I got the Lobster-Topped Stuffed Flounder, which included both Maine and langostino lobster. The cream sauce was bracingly salty and buttery, and the flounder was pretty fishy, but such is flounder. For my sides, I chose broccoli, which was overcooked, and coleslaw, which was underwhelming. The stuffing was, however, quite good.

My husband got the Seafarer's Feast, which allows one to taste a little bit of everything Red Lobster has to offer. It included a lobster tail that was cooked to the point of being a bit rubbery, which was a true bummer; the butter provided alongside that lobster tail was, like the cream sauce on my flounder, bracingly salty. There were some highlights, though. "Walt's Favorite Shrimp" turned out to be a butterflied, battered, fried shrimp, served with a classic (and good!) cocktail sauce. The shrimp scampi was merely okay, whereas the scallops were surprisingly good. They didn't have much seasoning but were blackened on both sides, and the char imparted a flavor I'd never had on scallops before and would like to have again.

With tax and tip, our meal for two cost around $115. We were not left with the feeling that we'd enjoyed a $115 experience, but not because everything we ate was disappointing. Instead, it's because for that price point, it was all kind of a whirlwind. From the moment we sat down, we had food hurtling toward us practically nonstop, with only so much time to eat it at its optimal temperature.
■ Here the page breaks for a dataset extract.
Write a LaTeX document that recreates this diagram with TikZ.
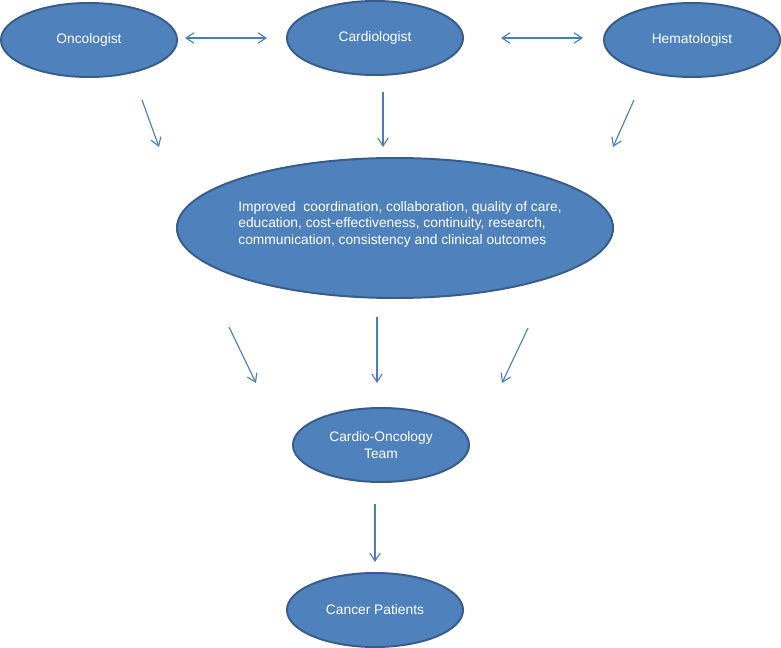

According to the timestamps on my photos, the biscuits arrived three minutes before the drinks, and it was only another five minutes before our sizzling appetizers arrived. Six minutes later, the entrees were there. The food at places like Red Lobster (which, from a culinary standpoint, did skew more steak and seafood than it did clam shack) is heavy. Which is great, if you have time to digest it, or even take time to consume it, before you're presented with more of it.

Speedy service like this is, in theory, an admirable feat. Yet as I raced through my appetizer and dove straight into my dinner, I couldn't help wishing that instead of trying to quiet the heat of a steaming-hot mushroom to greet my entree, I'd had a few minutes to savor my appetizer, sip my drink, and start looking forward to my flounder. I'm sure the pace of the service is designed to turn over tables as efficiently as possible. It's the DNA of all chain restaurants laid bare: get diners in and out, keep wait times down. Yet as we sped through our meal, I felt a bit like I was on an island—not because of the beachy theme, but because all the surrounding tables were empty.

With entrees ranging from $25-$40, it makes sense that Red Lobster is a dining experience many people reserve for a special night, be it an anniversary, a birthday, or some other celebration. And on those occasions, I would think customers are probably hoping for more than a 40-minute experience. My husband and I thought about stopping somewhere else for a drink after dinner, but we were too full to stomach it. When we got back to my mom's house at 7:15 p.m., my seven-year-old lamented, "You're back already?" All I could really do was shrug and agree.